W istocie, widmo Zlatana często unosiło się nad Stadio Olimpico. Szwed rozegrał już 19 spotkań przeciwko Romie i to najczęstszy rywal, z którym się mierzy na Półwyspie Apenińskim. A przy okazji równie często go rani. Bramkarze Giallorossich już dziesięć razy wyjmowali piłkę z siatki po uderzeniach Ibrahimovicia – od 39-latka we Włoszech więcej ciosów (12) przyjęło tylko Palermo.

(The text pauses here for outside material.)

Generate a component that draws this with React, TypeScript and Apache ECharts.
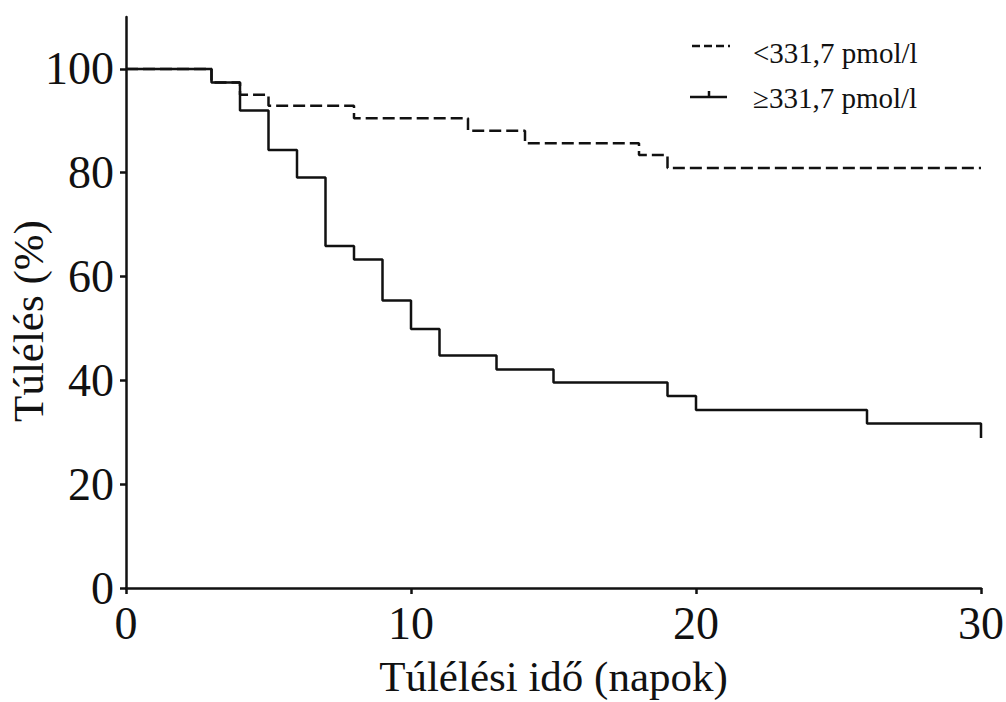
import React, { useEffect, useRef } from "react";
import * as echarts from "echarts";

const xTicks = [0, 10, 20, 30];
const yTicks = [0, 20, 40, 60, 80, 100];
const seriesNames = ["<331,7 pmol/l", "≥331,7 pmol/l"];
const xTitle = "Túlélési idő (napok)";
const yTitle = "Túlélés (%)";

// Kaplan-Meier step data [day, survival %]
const lowGroup: [number, number][] = [
  [0, 100], [3, 97.4], [4, 95.0], [5, 92.9], [8, 90.5], [12, 88.1],
  [14, 85.7], [18, 83.4], [19, 80.9], [30, 80.9],
];
const highGroup: [number, number][] = [
  [0, 100], [3, 97.4], [4, 92.0], [5, 84.4], [6, 79.1], [7, 65.9],
  [8, 63.3], [9, 55.4], [10, 49.9], [11, 44.8], [13, 42.1], [15, 39.6],
  [19, 37.0], [20, 34.3], [26, 31.7], [30, 31.7], [30, 28.9],
];

const FONT = '"Liberation Serif", "Times New Roman", serif';

export default function App() {
  const ref = useRef<HTMLDivElement>(null);
  useEffect(() => {
    if (!ref.current) return;
    const chart = echarts.init(ref.current, null, { renderer: "svg" });
    chart.setOption({
      animation: false,
      backgroundColor: "#fff",
      grid: { left: 126, right: 25, top: 17, bottom: 114, containLabel: false, outerBoundsMode: "none" },
      xAxis: {
        type: "value",
        min: 0,
        max: 30,
        interval: 10,
        name: xTitle,
        nameLocation: "middle",
        nameGap: 65,
        nameTextStyle: { fontFamily: FONT, fontSize: 43, color: "#111", lineHeight: 46 },
        axisLine: { show: true, lineStyle: { color: "#111", width: 2.5 } },
        axisTick: { show: true, length: 6, lineStyle: { color: "#111", width: 2.5 }, customValues: xTicks },
        axisLabel: { fontFamily: FONT, fontSize: 46, color: "#111", margin: 12, customValues: xTicks },
        splitLine: { show: false },
      },
      yAxis: {
        type: "value",
        min: 0,
        max: 110,
        interval: 20,
        axisLine: { show: true, onZero: false, lineStyle: { color: "#111", width: 2.5 } },
        axisTick: { show: true, length: 6, lineStyle: { color: "#111", width: 2.5 }, customValues: yTicks },
        axisLabel: { fontFamily: FONT, fontSize: 46, color: "#111", margin: 12, customValues: yTicks },
        splitLine: { show: false },
      },
      series: [
        {
          name: seriesNames[0],
          type: "line",
          step: "end",
          data: lowGroup,
          showSymbol: false,
          symbol: "none",
          lineStyle: { color: "#111", width: 2.5, type: [12, 5] },
          z: 3,
        },
        {
          name: seriesNames[1],
          type: "line",
          step: "end",
          data: highGroup,
          showSymbol: false,
          symbol: "none",
          lineStyle: { color: "#111", width: 2.5 },
          z: 4,
        },
      ],
      graphic: [
        {
          type: "text",
          x: 28,
          y: 321,
          rotation: Math.PI / 2,
          style: {
            text: yTitle,
            fontFamily: FONT,
            fontSize: 43,
            fill: "#111",
            align: "center",
            verticalAlign: "middle",
          },
        },
        {
          type: "line",
          shape: { x1: 692, y1: 46, x2: 730, y2: 46 },
          style: { stroke: "#111", lineWidth: 2.5, lineDash: [8, 4] },
        },
        {
          type: "text",
          x: 753,
          y: 53,
          style: { text: seriesNames[0], fontFamily: FONT, fontSize: 29, fill: "#111", align: "left", verticalAlign: "middle" },
        },
        {
          type: "line",
          shape: { x1: 690, y1: 97, x2: 727, y2: 97 },
          style: { stroke: "#111", lineWidth: 2.5 },
        },
        {
          type: "line",
          shape: { x1: 709, y1: 91, x2: 709, y2: 97 },
          style: { stroke: "#111", lineWidth: 2.5 },
        },
        {
          type: "text",
          x: 753,
          y: 98,
          style: { text: seriesNames[1], fontFamily: FONT, fontSize: 29, fill: "#111", align: "left", verticalAlign: "middle" },
        },
      ],
    });
    return () => chart.dispose();
  }, []);
  return <div ref={ref} style={{ position: "fixed", left: 0, top: 0, width: 1006, height: 702 }} />;
}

W Romie znajdzie się kilku starych znajomych Zlatana, choćby Pedro z Barcelony lub Henrich Mychitarian z Manchesteru United. Ten drugi już zdążył wbić szpilę Szwedowi, opowiadając prasie historię z Ligi Europy w sezonie 2016/17, gdy Czerwone Diabły wybrały się na mecz w Rostowie. „Wszyscy wiedzą, że Ibrahimović porównuje się do bóstwa, ale jak wylądowaliśmy w Rostowie, to powiedziałem mu: - Teraz zobaczysz, kim jest prawdziwy bóg! Na mecz przyjechało wielu Ormian, którzy skandowali moje nazwisko. Wtedy Zlatan zrozumiał, że jest też inny bój – ja!” – żartował Mychitarian. Czyje nazwisko będzie skandowane więcej razy po dzisiejszym meczu?